What you should do:
Retype the data that follows line by line, exactly, and leave its pictures out.

Available data:
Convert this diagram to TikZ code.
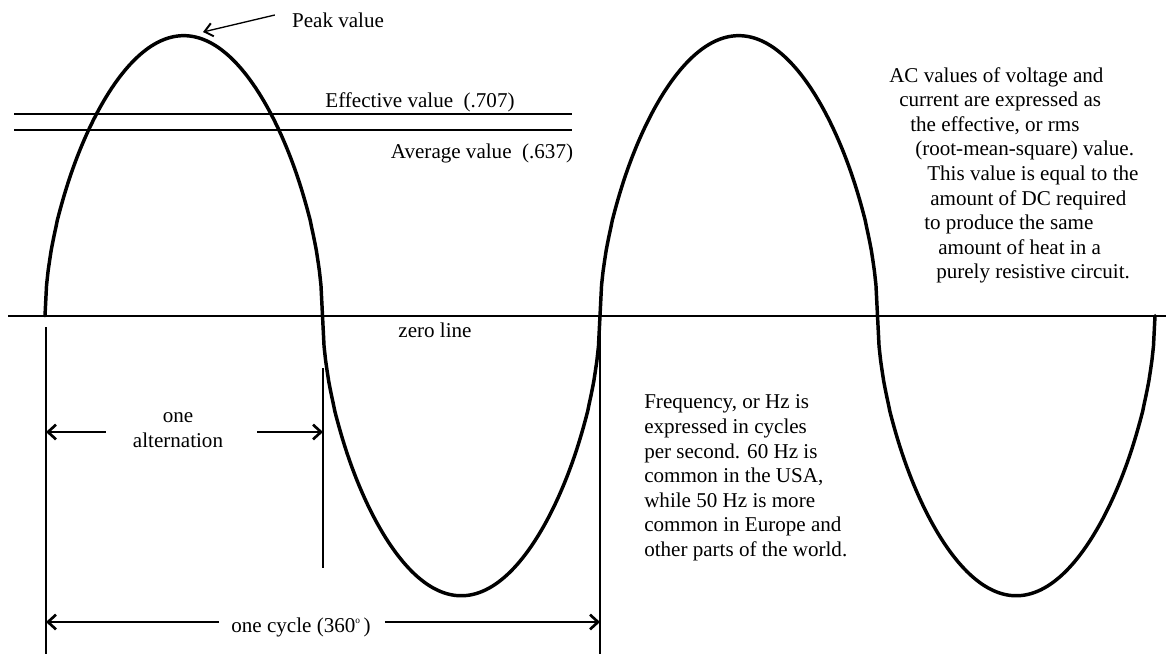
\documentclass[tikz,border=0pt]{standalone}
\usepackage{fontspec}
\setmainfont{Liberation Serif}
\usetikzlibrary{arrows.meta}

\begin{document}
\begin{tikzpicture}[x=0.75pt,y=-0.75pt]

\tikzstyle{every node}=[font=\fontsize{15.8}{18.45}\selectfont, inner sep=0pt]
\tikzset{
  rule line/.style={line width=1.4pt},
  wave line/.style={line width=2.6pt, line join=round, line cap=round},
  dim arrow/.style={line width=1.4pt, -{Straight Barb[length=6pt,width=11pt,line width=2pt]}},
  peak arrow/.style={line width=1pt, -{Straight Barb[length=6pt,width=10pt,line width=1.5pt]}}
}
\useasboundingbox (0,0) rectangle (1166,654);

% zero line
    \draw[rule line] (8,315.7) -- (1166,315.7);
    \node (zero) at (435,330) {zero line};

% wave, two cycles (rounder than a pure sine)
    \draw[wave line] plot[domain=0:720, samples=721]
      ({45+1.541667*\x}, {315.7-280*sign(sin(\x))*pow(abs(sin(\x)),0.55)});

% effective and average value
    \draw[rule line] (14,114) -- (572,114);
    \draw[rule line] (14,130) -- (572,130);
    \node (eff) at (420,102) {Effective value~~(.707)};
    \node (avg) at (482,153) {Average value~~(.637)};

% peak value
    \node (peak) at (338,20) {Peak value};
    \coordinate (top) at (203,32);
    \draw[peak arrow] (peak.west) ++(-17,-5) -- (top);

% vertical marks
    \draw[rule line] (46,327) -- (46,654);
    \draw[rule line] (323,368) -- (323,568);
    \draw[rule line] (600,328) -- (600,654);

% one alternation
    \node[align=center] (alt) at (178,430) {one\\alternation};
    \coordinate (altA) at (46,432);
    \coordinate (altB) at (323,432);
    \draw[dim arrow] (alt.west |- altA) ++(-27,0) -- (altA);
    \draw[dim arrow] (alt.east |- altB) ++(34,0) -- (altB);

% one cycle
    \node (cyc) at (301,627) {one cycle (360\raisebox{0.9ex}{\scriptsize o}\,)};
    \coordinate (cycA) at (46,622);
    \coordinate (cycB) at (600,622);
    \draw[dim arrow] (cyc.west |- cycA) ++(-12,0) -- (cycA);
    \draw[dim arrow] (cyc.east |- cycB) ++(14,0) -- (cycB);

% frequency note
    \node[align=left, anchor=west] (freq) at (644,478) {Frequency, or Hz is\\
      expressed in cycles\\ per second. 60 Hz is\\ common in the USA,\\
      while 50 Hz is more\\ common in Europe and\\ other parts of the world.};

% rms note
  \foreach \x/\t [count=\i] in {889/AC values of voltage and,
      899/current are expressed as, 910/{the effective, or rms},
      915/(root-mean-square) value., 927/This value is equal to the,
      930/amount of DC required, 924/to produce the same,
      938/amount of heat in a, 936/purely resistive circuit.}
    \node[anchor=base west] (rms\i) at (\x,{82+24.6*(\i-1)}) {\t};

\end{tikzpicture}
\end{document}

Expected answer:
Convert this diagram to TikZ code.
\documentclass[tikz,border=0pt]{standalone}
\usepackage{fontspec}
\setmainfont{Liberation Serif}
\usetikzlibrary{arrows.meta}

\begin{document}
\begin{tikzpicture}[x=0.75pt,y=-0.75pt]

\tikzstyle{every node}=[font=\fontsize{15.8}{18.45}\selectfont, inner sep=0pt]
\tikzset{
  rule line/.style={line width=1.4pt},
  wave line/.style={line width=2.6pt, line join=round, line cap=round},
  dim arrow/.style={line width=1.4pt, -{Straight Barb[length=6pt,width=11pt,line width=2pt]}},
  peak arrow/.style={line width=1pt, -{Straight Barb[length=6pt,width=10pt,line width=1.5pt]}}
}
\useasboundingbox (0,0) rectangle (1166,654);

% zero line
    \draw[rule line] (8,315.7) -- (1166,315.7);
    \node (zero) at (435,330) {zero line};

% wave, two cycles (rounder than a pure sine)
    \draw[wave line] plot[domain=0:720, samples=721]
      ({45+1.541667*\x}, {315.7-280*sign(sin(\x))*pow(abs(sin(\x)),0.55)});

% effective and average value
    \draw[rule line] (14,114) -- (572,114);
    \draw[rule line] (14,130) -- (572,130);
    \node (eff) at (420,102) {Effective value~~(.707)};
    \node (avg) at (482,153) {Average value~~(.637)};

% peak value
    \node (peak) at (338,20) {Peak value};
    \coordinate (top) at (203,32);
    \draw[peak arrow] (peak.west) ++(-17,-5) -- (top);

% vertical marks
    \draw[rule line] (46,327) -- (46,654);
    \draw[rule line] (323,368) -- (323,568);
    \draw[rule line] (600,328) -- (600,654);

% one alternation
    \node[align=center] (alt) at (178,430) {one\\alternation};
    \coordinate (altA) at (46,432);
    \coordinate (altB) at (323,432);
    \draw[dim arrow] (alt.west |- altA) ++(-27,0) -- (altA);
    \draw[dim arrow] (alt.east |- altB) ++(34,0) -- (altB);

% one cycle
    \node (cyc) at (301,627) {one cycle (360\raisebox{0.9ex}{\scriptsize o}\,)};
    \coordinate (cycA) at (46,622);
    \coordinate (cycB) at (600,622);
    \draw[dim arrow] (cyc.west |- cycA) ++(-12,0) -- (cycA);
    \draw[dim arrow] (cyc.east |- cycB) ++(14,0) -- (cycB);

% frequency note
    \node[align=left, anchor=west] (freq) at (644,478) {Frequency, or Hz is\\
      expressed in cycles\\ per second. 60 Hz is\\ common in the USA,\\
      while 50 Hz is more\\ common in Europe and\\ other parts of the world.};

% rms note
  \foreach \x/\t [count=\i] in {889/AC values of voltage and,
      899/current are expressed as, 910/{the effective, or rms},
      915/(root-mean-square) value., 927/This value is equal to the,
      930/amount of DC required, 924/to produce the same,
      938/amount of heat in a, 936/purely resistive circuit.}
    \node[anchor=base west] (rms\i) at (\x,{82+24.6*(\i-1)}) {\t};

\end{tikzpicture}
\end{document}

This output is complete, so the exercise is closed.